Syiahindonesia.com - Tampaknya musim dingin di Daraa di tahun keenam revolusi Suriah akan menjadi luar biasa keras, dingin yang teramat sangat datang lebih awal tahun ini bersamaan dengan kondisi ekonomi yang terus memburuk yang menjadi semakin buruk di mana ada kekurangan ekstrim dari bahan bakar dan kayu, harga kebutuhan pokok yang melangit juga terjadi di sebagian besar wilayah Daraa.
Seorang anak bernama Issam yang baru berusia 10 tahun mengatakan: “Saya menggigil karena dingin. Dingin datang lebih awal tahun ini dan kami tidak memiliki perangkat pemanas di rumah kami, jadi bagaimana kami menghadapi musim dingin”.
Issam melanjutkan ucapannya sambil mengosongkan kantog sampah di salah satu tempat pembuangan yang jauh dari desanya, tanpa memandang lawan bicaranya.
“Saya mencari apa yang mudah terbakar dari bahan plastik seperti botol minuman plastik, tas nilon, untuk menggunakannya untuk memasak dan pemanas,” ungkapnya.

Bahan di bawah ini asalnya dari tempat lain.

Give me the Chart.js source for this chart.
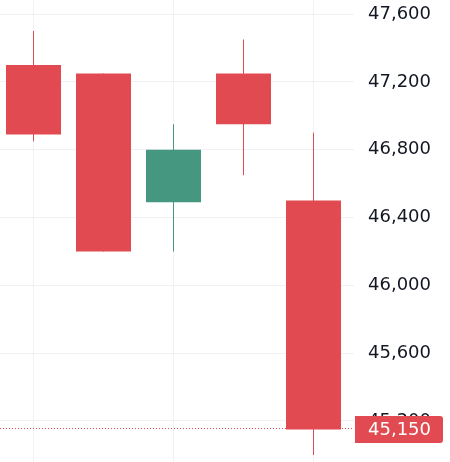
<!DOCTYPE html>
<html>
<head>
<meta charset="utf-8">
<script src="https://cdn.jsdelivr.net/npm/chart.js@4.4.1/dist/chart.umd.min.js"></script>
<style>
  html, body { margin: 0; padding: 0; background: #fff; }
  #wrap { width: 450px; height: 462px; }
</style>
</head>
<body>
<div id="wrap"><canvas id="chart"></canvas></div>
<script>
// candles, left to right
const candles = [0, 1, 2, 3, 4];
const opens  = [47300, 47250, 46490, 47250, 46500];
const closes = [46890, 46200, 46800, 46950, 45150];
const highs  = [47500, 47250, 46950, 47450, 46900];
const lows   = [46850, 46200, 46200, 46650, 45000];
const priceTicks = [45200, 45600, 46000, 46400, 46800, 47200, 47600];

const UP = '#45977f';
const DOWN = '#e04a50';
const FONT = '18px "DejaVu Sans"';
const colors = candles.map(i => closes[i] >= opens[i] ? UP : DOWN);
const lastClose = closes[closes.length - 1];

const fmt = v => v.toLocaleString('en-US');

// dotted last-price line + price tag on the axis
const priceLine = {
  id: 'priceLine',
  beforeDatasetsDraw(chart) {
    const y = Math.round(chart.scales.y.getPixelForValue(lastClose)) - 0.5;
    const ctx = chart.ctx;
    const area = chart.chartArea;
    ctx.save();
    ctx.strokeStyle = DOWN;
    ctx.lineWidth = 1;
    ctx.setLineDash([1, 2]);
    ctx.beginPath();
    ctx.moveTo(area.left, y);
    ctx.lineTo(area.right, y);
    ctx.stroke();
    ctx.restore();
  },
  afterDraw(chart) {
    const y = chart.scales.y.getPixelForValue(lastClose);
    const ctx = chart.ctx;
    const x0 = chart.chartArea.right + 1;
    const w = 88, h = 27;
    ctx.save();
    ctx.fillStyle = DOWN;
    ctx.beginPath();
    ctx.roundRect(x0, Math.round(y - h / 2), w, h, [0, 3, 3, 0]);
    ctx.fill();
    ctx.fillStyle = '#ffffff';
    ctx.font = FONT;
    ctx.textBaseline = 'middle';
    ctx.textAlign = 'left';
    ctx.fillText(fmt(lastClose), x0 + 13, y + 0.5);
    ctx.restore();
  }
};

Chart.defaults.font.family = 'DejaVu Sans';
Chart.defaults.font.size = 18;
Chart.defaults.color = '#131722';

new Chart(document.getElementById('chart'), {
  type: 'bar',
  data: {
    datasets: [
      {
        label: 'body',
        data: candles.map(i => ({ x: i, y: [opens[i], closes[i]] })),
        backgroundColor: colors,
        borderColor: colors,
        barThickness: 55,
        borderWidth: 0,
        inflateAmount: 0,
        grouped: false
      },
      {
        label: 'wick',
        data: candles.map(i => ({ x: i, y: [lows[i], highs[i]] })),
        backgroundColor: colors,
        borderColor: colors,
        barThickness: 1,
        borderWidth: 0,
        inflateAmount: 0,
        grouped: false
      }
    ]
  },
  options: {
    responsive: true,
    maintainAspectRatio: false,
    animation: false,
    layout: { padding: 0 },
    plugins: {
      legend: { display: false },
      tooltip: { enabled: false }
    },
    scales: {
      x: {
        type: 'linear',
        offset: false,
        min: -33.5 / 70,
        max: 320.5 / 70,
        afterBuildTicks: s => { s.ticks = candles.filter(i => i % 2 === 0).map(v => ({ value: v })); },
        afterFit: s => { s.height = 0; s.paddingLeft = 0; s.paddingRight = 0; },
        ticks: { display: false },
        grid: { color: '#f0f1f4', drawTicks: false, offset: false },
        border: { display: false }
      },
      y: {
        position: 'right',
        min: 44958,
        max: 47683,
        afterBuildTicks: s => { s.ticks = priceTicks.map(v => ({ value: v })); },
        afterFit: s => { s.width = 96; s.paddingTop = 0; s.paddingBottom = 0; },
        ticks: {
          padding: 14,
          callback: v => fmt(v)
        },
        grid: { color: '#f0f1f4', drawTicks: false },
        border: { display: false }
      }
    }
  },
  plugins: [priceLine]
});
</script>
</body>
</html>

Ia mengatakan bahwa ia dan teman-temannya pergi ke sekitar tempat pembuangan sampah di desanya dan desa tetangga untuk mencari sesuatu yang mudah terbakar, tanpa memikirkan bahayanya untuk kesehatan.
Dia menambahkan: “Kami mengumpulkan banyak ban bekas dan menggunakannya di perapian karena kami tidak memiliki kayu atau bahan bakar dan kami tidak memiliki uang untuk membelinya.”
Menurutnya, keluarganya jatuh miskin setelah ayahnya ditangkap, keluarganya hidup dengan bantuan tetangga sehari-hari.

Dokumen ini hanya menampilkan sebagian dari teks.